**AVAILABLE DATA**
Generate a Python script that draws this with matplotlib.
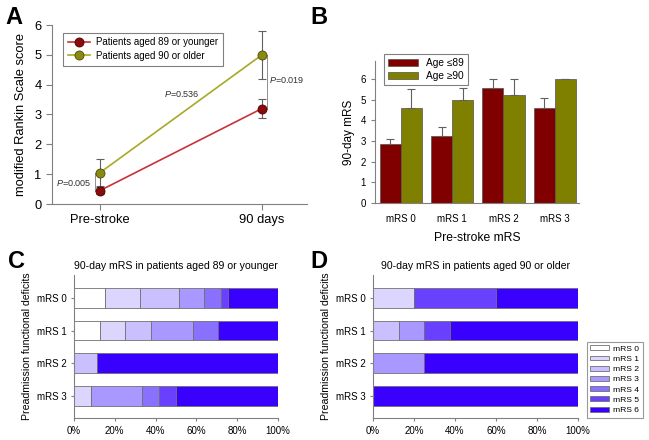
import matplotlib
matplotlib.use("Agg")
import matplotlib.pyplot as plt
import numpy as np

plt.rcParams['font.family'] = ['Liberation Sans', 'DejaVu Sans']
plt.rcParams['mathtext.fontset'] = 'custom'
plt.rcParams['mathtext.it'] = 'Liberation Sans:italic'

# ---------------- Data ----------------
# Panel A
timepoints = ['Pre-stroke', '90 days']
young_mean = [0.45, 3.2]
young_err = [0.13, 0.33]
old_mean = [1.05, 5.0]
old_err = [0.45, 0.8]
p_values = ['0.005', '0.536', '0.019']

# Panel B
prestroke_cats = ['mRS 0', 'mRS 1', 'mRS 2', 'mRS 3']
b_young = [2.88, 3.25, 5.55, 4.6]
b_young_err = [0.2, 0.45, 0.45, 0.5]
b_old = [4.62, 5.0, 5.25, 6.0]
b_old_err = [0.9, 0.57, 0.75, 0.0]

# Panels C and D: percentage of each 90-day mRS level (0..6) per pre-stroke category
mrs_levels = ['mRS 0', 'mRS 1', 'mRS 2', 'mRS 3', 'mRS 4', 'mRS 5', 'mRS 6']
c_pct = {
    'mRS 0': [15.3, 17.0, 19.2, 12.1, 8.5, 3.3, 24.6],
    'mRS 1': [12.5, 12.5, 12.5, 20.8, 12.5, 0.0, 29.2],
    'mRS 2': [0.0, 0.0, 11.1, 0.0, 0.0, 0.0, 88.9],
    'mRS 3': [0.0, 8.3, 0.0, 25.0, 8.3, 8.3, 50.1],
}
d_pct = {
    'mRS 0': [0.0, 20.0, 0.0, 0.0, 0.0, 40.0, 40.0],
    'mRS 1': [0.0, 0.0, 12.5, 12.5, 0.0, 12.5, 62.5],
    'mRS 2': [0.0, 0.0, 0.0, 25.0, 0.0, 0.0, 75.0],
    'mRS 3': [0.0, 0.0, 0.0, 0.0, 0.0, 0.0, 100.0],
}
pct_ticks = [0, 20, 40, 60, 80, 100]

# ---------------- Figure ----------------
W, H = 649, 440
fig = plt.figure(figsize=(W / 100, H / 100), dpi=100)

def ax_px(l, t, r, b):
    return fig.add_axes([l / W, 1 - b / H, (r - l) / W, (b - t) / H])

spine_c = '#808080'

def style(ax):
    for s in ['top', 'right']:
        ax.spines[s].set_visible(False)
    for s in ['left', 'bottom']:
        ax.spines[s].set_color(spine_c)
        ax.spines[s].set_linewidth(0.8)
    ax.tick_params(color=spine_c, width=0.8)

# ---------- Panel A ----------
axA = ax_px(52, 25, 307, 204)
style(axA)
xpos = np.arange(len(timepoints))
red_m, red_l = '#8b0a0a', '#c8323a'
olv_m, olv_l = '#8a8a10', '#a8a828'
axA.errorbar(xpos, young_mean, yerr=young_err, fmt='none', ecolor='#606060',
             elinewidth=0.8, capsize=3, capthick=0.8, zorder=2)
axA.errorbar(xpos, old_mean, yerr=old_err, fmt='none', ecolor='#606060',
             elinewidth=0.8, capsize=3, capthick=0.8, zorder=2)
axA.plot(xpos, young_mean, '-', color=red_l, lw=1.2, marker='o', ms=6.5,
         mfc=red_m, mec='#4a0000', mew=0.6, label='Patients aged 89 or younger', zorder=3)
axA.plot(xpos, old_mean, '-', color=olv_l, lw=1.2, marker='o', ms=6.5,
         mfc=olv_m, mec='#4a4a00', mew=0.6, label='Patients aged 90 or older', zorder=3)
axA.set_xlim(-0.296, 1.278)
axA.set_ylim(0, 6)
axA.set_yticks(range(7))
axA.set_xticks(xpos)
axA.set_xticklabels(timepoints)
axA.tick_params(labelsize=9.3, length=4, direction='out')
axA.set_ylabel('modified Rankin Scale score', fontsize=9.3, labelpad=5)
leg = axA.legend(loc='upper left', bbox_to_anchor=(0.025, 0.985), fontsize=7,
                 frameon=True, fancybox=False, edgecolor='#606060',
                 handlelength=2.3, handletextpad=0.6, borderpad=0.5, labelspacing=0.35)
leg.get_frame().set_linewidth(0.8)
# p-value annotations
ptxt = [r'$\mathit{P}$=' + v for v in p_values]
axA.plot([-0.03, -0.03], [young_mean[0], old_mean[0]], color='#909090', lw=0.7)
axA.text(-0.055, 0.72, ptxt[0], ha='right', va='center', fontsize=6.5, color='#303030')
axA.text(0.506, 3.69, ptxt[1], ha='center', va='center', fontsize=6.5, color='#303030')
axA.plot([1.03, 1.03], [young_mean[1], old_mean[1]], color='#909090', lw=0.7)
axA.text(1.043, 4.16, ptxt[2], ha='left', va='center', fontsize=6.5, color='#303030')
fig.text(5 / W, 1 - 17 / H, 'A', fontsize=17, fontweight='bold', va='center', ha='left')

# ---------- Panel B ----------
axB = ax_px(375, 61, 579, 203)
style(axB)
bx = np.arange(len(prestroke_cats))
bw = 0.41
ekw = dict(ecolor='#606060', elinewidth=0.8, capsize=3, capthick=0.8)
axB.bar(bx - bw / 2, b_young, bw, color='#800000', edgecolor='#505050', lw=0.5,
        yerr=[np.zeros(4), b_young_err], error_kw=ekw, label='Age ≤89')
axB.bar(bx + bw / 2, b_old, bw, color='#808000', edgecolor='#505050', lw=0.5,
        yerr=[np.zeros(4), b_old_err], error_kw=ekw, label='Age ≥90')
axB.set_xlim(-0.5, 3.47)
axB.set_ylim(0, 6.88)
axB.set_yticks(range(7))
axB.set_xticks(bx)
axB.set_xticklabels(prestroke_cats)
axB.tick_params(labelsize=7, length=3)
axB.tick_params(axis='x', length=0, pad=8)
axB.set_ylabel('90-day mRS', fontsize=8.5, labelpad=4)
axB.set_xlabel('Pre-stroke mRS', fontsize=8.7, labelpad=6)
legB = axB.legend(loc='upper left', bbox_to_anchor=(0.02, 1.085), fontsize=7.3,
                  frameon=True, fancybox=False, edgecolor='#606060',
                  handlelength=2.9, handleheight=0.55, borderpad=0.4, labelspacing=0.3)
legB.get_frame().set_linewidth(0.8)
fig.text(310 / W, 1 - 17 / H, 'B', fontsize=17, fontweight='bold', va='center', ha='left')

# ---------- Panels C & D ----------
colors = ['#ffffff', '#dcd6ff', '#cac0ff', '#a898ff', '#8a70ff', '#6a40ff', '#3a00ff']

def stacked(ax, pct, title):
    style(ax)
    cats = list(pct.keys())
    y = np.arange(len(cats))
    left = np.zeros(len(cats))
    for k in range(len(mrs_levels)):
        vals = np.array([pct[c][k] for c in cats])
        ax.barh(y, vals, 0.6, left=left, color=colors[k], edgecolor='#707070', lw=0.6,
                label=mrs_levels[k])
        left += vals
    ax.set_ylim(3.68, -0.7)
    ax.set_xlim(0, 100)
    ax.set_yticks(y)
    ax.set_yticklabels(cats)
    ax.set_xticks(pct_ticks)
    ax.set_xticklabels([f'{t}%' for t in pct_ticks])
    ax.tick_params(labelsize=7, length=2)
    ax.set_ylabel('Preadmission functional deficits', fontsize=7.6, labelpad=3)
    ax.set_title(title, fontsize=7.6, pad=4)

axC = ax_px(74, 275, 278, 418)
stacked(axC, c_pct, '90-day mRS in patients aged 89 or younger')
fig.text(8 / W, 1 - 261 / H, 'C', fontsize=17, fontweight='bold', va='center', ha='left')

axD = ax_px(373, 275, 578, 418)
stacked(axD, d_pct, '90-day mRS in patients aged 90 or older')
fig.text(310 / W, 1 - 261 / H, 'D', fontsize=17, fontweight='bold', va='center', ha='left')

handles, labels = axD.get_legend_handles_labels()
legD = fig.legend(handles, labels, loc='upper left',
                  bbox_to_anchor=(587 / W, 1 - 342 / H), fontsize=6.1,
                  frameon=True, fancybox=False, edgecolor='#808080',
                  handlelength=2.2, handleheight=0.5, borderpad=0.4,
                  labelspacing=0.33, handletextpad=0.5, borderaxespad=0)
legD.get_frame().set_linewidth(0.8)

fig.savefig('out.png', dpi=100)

**OBJECTIVE**
Write out, word for word, the lines from the start of the data through the one holding "spine_c = '#808080'". Omit pictures.

**WRITTEN SOLUTION**
Generate a Python script that draws this with matplotlib.
import matplotlib
matplotlib.use("Agg")
import matplotlib.pyplot as plt
import numpy as np

plt.rcParams['font.family'] = ['Liberation Sans', 'DejaVu Sans']
plt.rcParams['mathtext.fontset'] = 'custom'
plt.rcParams['mathtext.it'] = 'Liberation Sans:italic'

# ---------------- Data ----------------
# Panel A
timepoints = ['Pre-stroke', '90 days']
young_mean = [0.45, 3.2]
young_err = [0.13, 0.33]
old_mean = [1.05, 5.0]
old_err = [0.45, 0.8]
p_values = ['0.005', '0.536', '0.019']

# Panel B
prestroke_cats = ['mRS 0', 'mRS 1', 'mRS 2', 'mRS 3']
b_young = [2.88, 3.25, 5.55, 4.6]
b_young_err = [0.2, 0.45, 0.45, 0.5]
b_old = [4.62, 5.0, 5.25, 6.0]
b_old_err = [0.9, 0.57, 0.75, 0.0]

# Panels C and D: percentage of each 90-day mRS level (0..6) per pre-stroke category
mrs_levels = ['mRS 0', 'mRS 1', 'mRS 2', 'mRS 3', 'mRS 4', 'mRS 5', 'mRS 6']
c_pct = {
    'mRS 0': [15.3, 17.0, 19.2, 12.1, 8.5, 3.3, 24.6],
    'mRS 1': [12.5, 12.5, 12.5, 20.8, 12.5, 0.0, 29.2],
    'mRS 2': [0.0, 0.0, 11.1, 0.0, 0.0, 0.0, 88.9],
    'mRS 3': [0.0, 8.3, 0.0, 25.0, 8.3, 8.3, 50.1],
}
d_pct = {
    'mRS 0': [0.0, 20.0, 0.0, 0.0, 0.0, 40.0, 40.0],
    'mRS 1': [0.0, 0.0, 12.5, 12.5, 0.0, 12.5, 62.5],
    'mRS 2': [0.0, 0.0, 0.0, 25.0, 0.0, 0.0, 75.0],
    'mRS 3': [0.0, 0.0, 0.0, 0.0, 0.0, 0.0, 100.0],
}
pct_ticks = [0, 20, 40, 60, 80, 100]

# ---------------- Figure ----------------
W, H = 649, 440
fig = plt.figure(figsize=(W / 100, H / 100), dpi=100)

def ax_px(l, t, r, b):
    return fig.add_axes([l / W, 1 - b / H, (r - l) / W, (b - t) / H])

spine_c = '#808080'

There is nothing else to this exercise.